Elsewhere, in a report on Portugal published recently, the Council of Europe’s anti-torture committee (CPT) once again urged the Portuguese authorities to take determined action to prevent police ill-treatment and ensure that cases of alleged ill-treatment are investigated effectively.
The council said localised overcrowding in prisons such as Caxias, Porto and Setúbal remains a serious problem which severely affects living conditions, the regime, staff-inmate relations and good order. Vulnerable persons detained in these three prisons were held in very poor conditions with less than 3m² of living space each and confined to their cells for up to 23 hours a day.
In the course of the visit, the CPT’s delegation received a considerable number of credible allegations of ill-treatment by police officers. The alleged ill-treatment consisted primarily of slaps, punches and kicks to the body and head as well as beatings with batons and took place at the time of apprehension, as well as during time spent in a police station.
This and other issues have served as something as an embarrassment to Portugal during its keenly awaited place in the EU spotlight.
All this comes against the backdrop of continuing concern about the pace of the reform process in the country and also the ongoing fall out of Banco Espirito Santo (BES), which collapsed in 2014 under a mountain of debt.

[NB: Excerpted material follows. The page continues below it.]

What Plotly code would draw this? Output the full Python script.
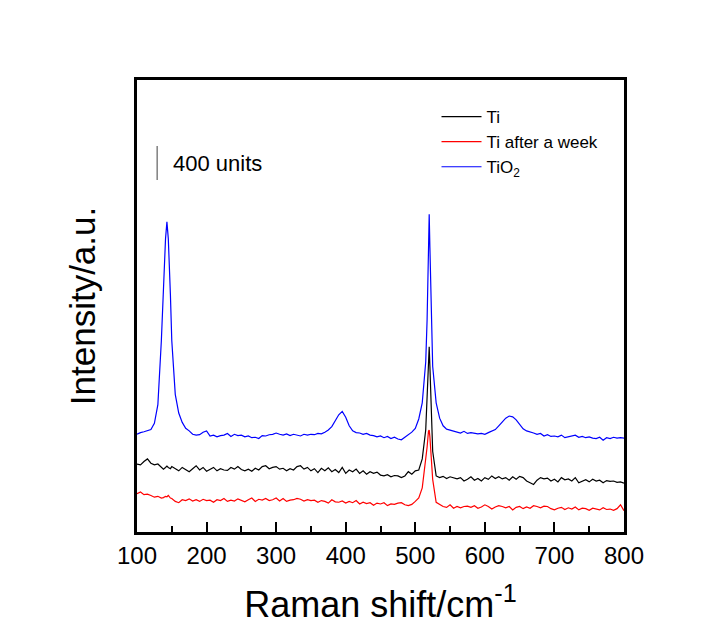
import plotly.graph_objects as go

# Raman shift (cm^-1)
raman_shift = (
    [100, 105, 110, 115, 120, 125, 130, 135, 138, 141, 143, 145, 148]
    + list(range(150, 515, 5))
    + [515, 517, 519, 520, 521, 523, 525]
    + list(range(530, 805, 5))
)

ti = [
    800, 790, 830, 860, 810, 790, 800, 760, 740, 760, 775, 760, 745,
    # 150..510
    770, 740, 720, 760, 735, 710, 745, 780, 730, 760, 715, 740, 760, 720, 745, 730,
    725, 760, 740, 770, 735, 720, 740, 715, 750, 730, 770, 780, 745, 760, 770, 740,
    750, 720, 745, 730, 770, 780, 740, 760, 720, 745, 700, 750, 720, 755, 710, 735,
    700, 760, 690, 730, 710, 740, 690, 720, 680, 710, 690, 705, 670, 660, 675, 650,
    665, 660, 640, 660, 710, 680, 720, 730, 860,
    # 515..525
    1200, 1600, 2050, 2180, 1950, 1450, 950,
    # 530..800
    660, 640, 655, 630, 650, 640, 625, 640, 600, 620, 650, 610, 630, 600, 640, 620,
    660, 630, 650, 625, 640, 610, 650, 620, 655, 640, 600, 580, 560, 610, 640, 625,
    635, 600, 620, 590, 640, 615, 625, 600, 640, 580, 600, 615, 590, 620, 600, 610,
    580, 605, 595, 600, 585, 590, 575,
]

ti_week = [
    450, 470, 440, 445, 430, 410, 420, 400, 405, 420, 415, 430, 400,
    # 150..510
    395, 360, 345, 380, 370, 390, 365, 380, 360, 385, 370, 375, 350, 380, 370, 395,
    360, 375, 365, 390, 370, 355, 380, 400, 360, 385, 375, 395, 370, 380, 400, 365,
    395, 360, 375, 380, 395, 385, 365, 380, 370, 375, 350, 370, 360, 340, 380, 355,
    350, 365, 340, 360, 345, 370, 330, 350, 335, 345, 315, 340, 330, 345, 310, 330,
    325, 340, 345, 320, 310, 325, 360, 400, 520,
    # 515..525
    820, 1000, 1190, 1200, 1120, 900, 620,
    # 530..800
    350, 320, 300, 290, 320, 280, 300, 285, 300, 305, 290, 310, 280, 295, 320, 300,
    270, 295, 310, 300, 285, 300, 260, 290, 300, 275, 295, 280, 310, 300, 285, 305,
    300, 275, 260, 280, 290, 265, 285, 270, 295, 260, 280, 275, 255, 280, 270, 260,
    285, 265, 270, 255, 275, 320, 250,
]

tio2 = [
    1150, 1170, 1180, 1190, 1205, 1280, 1500, 2250, 2950, 3450, 3650, 3450, 2800,
    # 150..510
    2250, 1620, 1400, 1290, 1220, 1190, 1150, 1140, 1145, 1175, 1190, 1130, 1140, 1120, 1135, 1140,
    1160, 1125, 1150, 1135, 1140, 1120, 1130, 1110, 1115, 1100, 1135, 1130, 1145, 1150, 1165, 1150,
    1140, 1155, 1135, 1150, 1140, 1130, 1150, 1140, 1150, 1145, 1160, 1155, 1175, 1200, 1240, 1310,
    1380, 1420, 1350, 1250, 1190, 1170, 1165, 1150, 1160, 1140, 1135, 1120, 1130, 1110, 1125, 1100,
    1115, 1095, 1085, 1115, 1140, 1175, 1220, 1330, 1520,
    # 515..525
    2000, 2500, 3400, 3740, 3350, 2600, 1950,
    # 530..800
    1520, 1340, 1250, 1210, 1200, 1190, 1175, 1165, 1185, 1160, 1170, 1165, 1155, 1160, 1150, 1170,
    1185, 1205, 1250, 1300, 1340, 1365, 1355, 1320, 1270, 1215, 1190, 1180, 1165, 1150, 1160, 1130,
    1145, 1125, 1130, 1120, 1140, 1110, 1120, 1125, 1140, 1115, 1125, 1110, 1120, 1105, 1100, 1115,
    1080, 1110, 1100, 1115, 1105, 1110, 1105,
]

series_names = ["Ti", "Ti after a week", "TiO<sub>2</sub>"]
series_values = [ti, ti_week, tio2]
series_colors = ["#000000", "#FF0000", "#0000FF"]

x_tick_values = [100, 200, 300, 400, 500, 600, 700, 800]
scale_bar_x = 129
scale_bar_bottom = 4143
scale_bar_units = 400

fig = go.Figure()
for name, vals, col in zip(series_names, series_values, series_colors):
    fig.add_trace(go.Scatter(x=raman_shift, y=vals, mode="lines", name=name,
                             line=dict(color=col, width=1.2)))

fig.add_shape(type="line", xref="x", yref="y",
              x0=scale_bar_x, x1=scale_bar_x,
              y0=scale_bar_bottom, y1=scale_bar_bottom + scale_bar_units,
              line=dict(color="#7f7f7f", width=1.5))
fig.add_annotation(x=149, y=scale_bar_bottom + scale_bar_units / 2, xref="x", yref="y",
                   text=f"{scale_bar_units} units", showarrow=False, xanchor="left",
                   yanchor="middle", font=dict(size=22, color="black"))

font_fam = "Arial, Liberation Sans, sans-serif"
fig.update_layout(
    width=709, height=626,
    margin=dict(l=129, r=93, t=72, b=102),
    paper_bgcolor="white", plot_bgcolor="white",
    font=dict(family=font_fam, color="black"),
    legend=dict(x=0.615, y=0.958, xanchor="left", yanchor="top",
                font=dict(size=17), bgcolor="rgba(0,0,0,0)", borderwidth=0,
                itemwidth=40, tracegroupgap=0),
    xaxis=dict(range=[100, 800], tickvals=x_tick_values, ticks="inside", ticklen=10,
               tickwidth=2, tickcolor="black", showline=True, linewidth=2.5,
               linecolor="black", mirror=True, showgrid=False, zeroline=False,
               tickfont=dict(size=24),
               minor=dict(dtick=50, tick0=100, ticks="inside", ticklen=6,
                          tickwidth=2, tickcolor="black", showgrid=False),
               title=dict(text="Raman shift/cm<sup>-1</sup>", font=dict(size=36), standoff=25)),
    yaxis=dict(range=[0, 5320], showticklabels=False, ticks="", showline=True,
               linewidth=2.5, linecolor="black", mirror=True, showgrid=False,
               zeroline=False,
               title=dict(text="Intensity/a.u.", font=dict(size=35), standoff=29)),
    showlegend=True,
)

fig.write_html("out.html")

Recover Portugal represents a group of European financial institutions holding Novo Banco bonds. Novo Banco was created in 2014 as part of the resolution on BES.
Recover Portugal’s members invested in the reform and recovery of the Portuguese economy and are taking action against the illegal retransfer of Novo Banco notes in 2015.
Since its (almost) exemplary recovery from the financial crisis and the EU bail-out, Portugal has been promoting an image of “EU´s good student” and “poster boy” of economic reform.
But is this narrative really based on facts, or mere marketing? One thing is certain, Portugal has been lucky to escape the sort of media scrutiny that Italy has received, given its size and the notoriety of its politics.
Portugal’s six months in the spotlight is about to come to end and the sad reality of Portuguese politics is a good deal more convoluted than its shiny “poster boy” image suggests.
What has Portugal actually achieved during its six months at the EU helm?
One critic, who declined to be named, gave a blunt answer, saying: “It has used it to bolster its new image but other than that it has done very little to fix its problems.”